The Master Code should demonstrate a practical approach to managing safety risks that demystifies many issues for smaller operators.

  1. Increasing duplication throughout the auditing system for heavy vehicles is having a detrimental impact

A system that is less focused on ‘box ticking’ and instead embraces the practical, real-world experience of drivers in managing safety risks will better serve the industry, customers and the wider community.

  1. Jurisdictional inconsistencies in the enforcement of CoR and the HVNL

Bodies like the ALC and the ATA should lead efforts to ensure compliance authorities understand how consignors and consignees are managing risks – and recognise those efforts when it comes to enforcement.

  1. Executive level recognition of the importance of CoR will drive better safety

When a company’s leadership shows they ‘get it’, it drives cultural change throughout an organisation. The ALC and the ATA can play a role in helping executives understand that demonstrating compliance with their safety obligations is not just a legal requirement, but offers tangible business benefits.

  1. Statistics on heavy vehicle safety need to be presented more effectively

There is a tendency to assume the heavy vehicle is at fault in every incident. Industry should work with authorities to ensure that statistics present a more accurate picture, and develop strategies to ensure passenger vehicles share the road with heavy vehicles more safely.

  1. There needs to be far more honest conversation about mental health in the industry

Driving is a solitary activity that requires a lot of time away from homes and families. Industry organisations need to work collaboratively on initiatives that remove the stigma around talking about mental health issues. Developing programs that enable the industry’s workforce to deal with mental health challenges effectively must be a top priority.

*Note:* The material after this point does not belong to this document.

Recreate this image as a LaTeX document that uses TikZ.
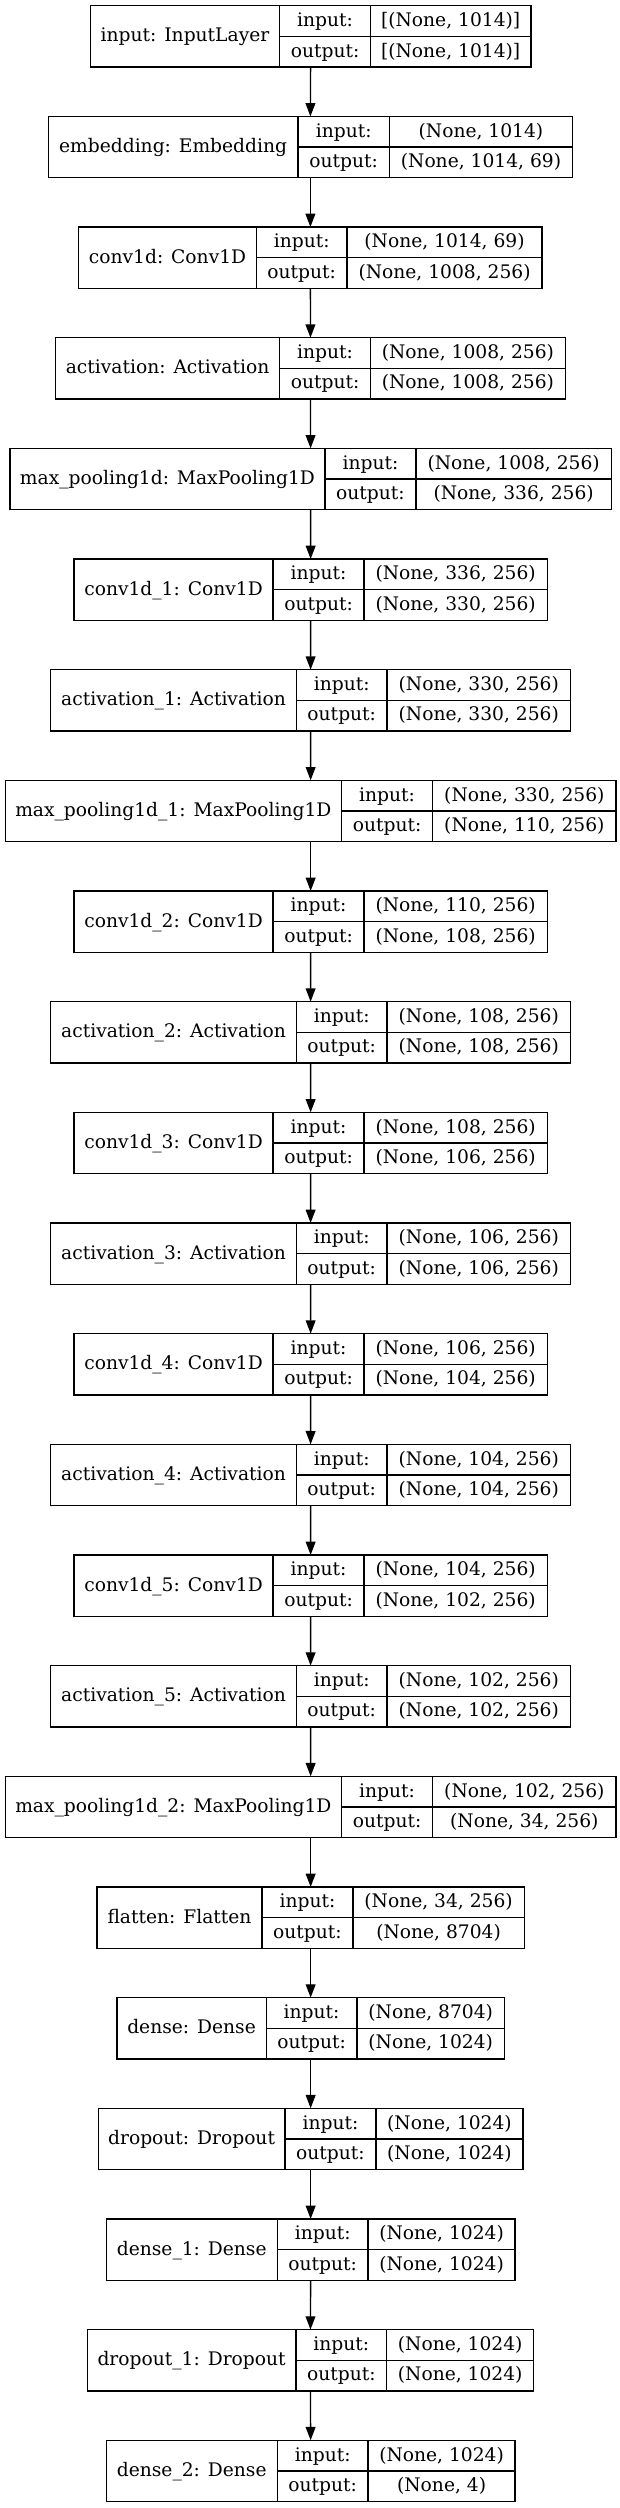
\documentclass[tikz,border=0pt]{standalone}
\usepackage{fontspec}
\setmainfont{DejaVu Serif}
\usetikzlibrary{arrows.meta}
\tikzset{
  layerbox/.style={draw=black, rectangle, inner sep=0pt, outer sep=0pt, minimum height=61.3pt, line width=1.33pt},
  cellline/.style={draw=black, line width=1.33pt},
  txt/.style={inner sep=0pt, outer sep=0pt, anchor=base, font=\fontsize{18.67}{22}\selectfont},
  edge/.style={draw=black, line width=1.33pt, -{Triangle[length=13.3pt,width=9.8pt]}}
}
\newcommand{\kerasLayer}[9]{%
  \pgfmathsetmacro{\lyT}{5.7+#1*110.66}%
  \pgfmathsetmacro{\lyB}{\lyT+61.3}%
  \pgfmathsetmacro{\lyM}{\lyT+30.65}%
  \pgfmathsetmacro{\lyW}{#5-#2}%
  \node[layerbox, minimum width=\lyW pt, anchor=north west] (#9) at (#2,\lyT) {};
  \draw[cellline] (#3,\lyT) -- (#3,\lyB) (#4,\lyT) -- (#4,\lyB) (#3,\lyM) -- (#5,\lyM);
  \node[txt] (#9-lbl) at ({(#2+#3)/2},\lyT+36.2) {#6};
  \node[txt] (#9-ik) at ({(#3+#4)/2},\lyT+20.8) {input:};
  \node[txt] (#9-ok) at ({(#3+#4)/2},\lyT+51.3) {output:};
  \node[txt] (#9-iv) at ({(#4+#5)/2},\lyT+20.8) {#7};
  \node[txt] (#9-ov) at ({(#4+#5)/2},\lyT+51.3) {#8};
}
\begin{document}
\begin{tikzpicture}[x=1pt,y=-1pt]
\useasboundingbox (0,0) rectangle (620,2508);
\kerasLayer{0}{90.3}{279.7}{370.4}{530.9}{input: InputLayer}{[(None, 1014)]}{[(None, 1014)]}{L0}
\kerasLayer{1}{48.3}{297.9}{389.5}{572.5}{embedding: Embedding}{(None, 1014)}{(None, 1014, 69)}{L1}
\kerasLayer{2}{78.8}{256.3}{347.1}{542.0}{conv1d: Conv1D}{(None, 1014, 69)}{(None, 1008, 256)}{L2}
\kerasLayer{3}{55.5}{279.7}{370.4}{565.4}{activation: Activation}{(None, 1008, 256)}{(None, 1008, 256)}{L3}
\kerasLayer{4}{9.9}{324.9}{416.0}{611.3}{max\_pooling1d: MaxPooling1D}{(None, 1008, 256)}{(None, 336, 256)}{L4}
\kerasLayer{5}{74.1}{273.0}{364.1}{547.2}{conv1d\_1: Conv1D}{(None, 336, 256)}{(None, 330, 256)}{L5}
\kerasLayer{6}{50.7}{296.4}{387.1}{570.5}{activation\_1: Activation}{(None, 330, 256)}{(None, 330, 256)}{L6}
\kerasLayer{7}{5.2}{341.5}{432.6}{616.1}{max\_pooling1d\_1: MaxPooling1D}{(None, 330, 256)}{(None, 110, 256)}{L7}
\kerasLayer{8}{74.1}{273.0}{364.1}{547.2}{conv1d\_2: Conv1D}{(None, 110, 256)}{(None, 108, 256)}{L8}
\kerasLayer{9}{50.7}{296.4}{387.1}{570.5}{activation\_2: Activation}{(None, 108, 256)}{(None, 108, 256)}{L9}
\kerasLayer{10}{74.1}{273.0}{364.1}{547.2}{conv1d\_3: Conv1D}{(None, 108, 256)}{(None, 106, 256)}{L10}
\kerasLayer{11}{50.7}{296.4}{387.1}{570.5}{activation\_3: Activation}{(None, 106, 256)}{(None, 106, 256)}{L11}
\kerasLayer{12}{74.1}{273.0}{364.1}{547.2}{conv1d\_4: Conv1D}{(None, 106, 256)}{(None, 104, 256)}{L12}
\kerasLayer{13}{50.7}{296.4}{387.1}{570.5}{activation\_4: Activation}{(None, 104, 256)}{(None, 104, 256)}{L13}
\kerasLayer{14}{74.1}{273.0}{364.1}{547.2}{conv1d\_5: Conv1D}{(None, 104, 256)}{(None, 102, 256)}{L14}
\kerasLayer{15}{50.7}{296.4}{387.1}{570.5}{activation\_5: Activation}{(None, 102, 256)}{(None, 102, 256)}{L15}
\kerasLayer{16}{5.2}{341.5}{432.6}{616.1}{max\_pooling1d\_2: MaxPooling1D}{(None, 102, 256)}{(None, 34, 256)}{L16}
\kerasLayer{17}{97.1}{261.9}{353.0}{524.2}{flatten: Flatten}{(None, 34, 256)}{(None, 8704)}{L17}
\kerasLayer{18}{116.9}{266.2}{357.0}{504.4}{dense: Dense}{(None, 8704)}{(None, 1024)}{L18}
\kerasLayer{19}{98.3}{284.9}{376.0}{523.0}{dropout: Dropout}{(None, 1024)}{(None, 1024)}{L19}
\kerasLayer{20}{106.2}{277.3}{368.1}{515.1}{dense\_1: Dense}{(None, 1024)}{(None, 1024)}{L20}
\kerasLayer{21}{87.2}{296.0}{386.7}{533.7}{dropout\_1: Dropout}{(None, 1024)}{(None, 1024)}{L21}
\kerasLayer{22}{106.2}{277.3}{368.1}{515.1}{dense\_2: Dense}{(None, 1024)}{(None, 4)}{L22}
\foreach \a/\b in {L0/L1,L1/L2,L2/L3,L3/L4,L4/L5,L5/L6,L6/L7,L7/L8,L8/L9,L9/L10,L10/L11,L11/L12,L12/L13,L13/L14,L14/L15,L15/L16,L16/L17,L17/L18,L18/L19,L19/L20,L20/L21,L21/L22}
  \draw[edge] (\a.south) -- (\b.north);
\end{tikzpicture}
\end{document}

  1. Improving technology should be embraced by all in the effort to save lives on our roads

This includes promoting much greater uptake of telematics, in-vehicle cameras and the development of consistent data standards that will promote enhanced safety right though the supply chain, assist with business management and promote better infrastructure investment (including rest stops).

The ALC and the ATA said that it will work to promote the development of practical solutions to the challenges identified.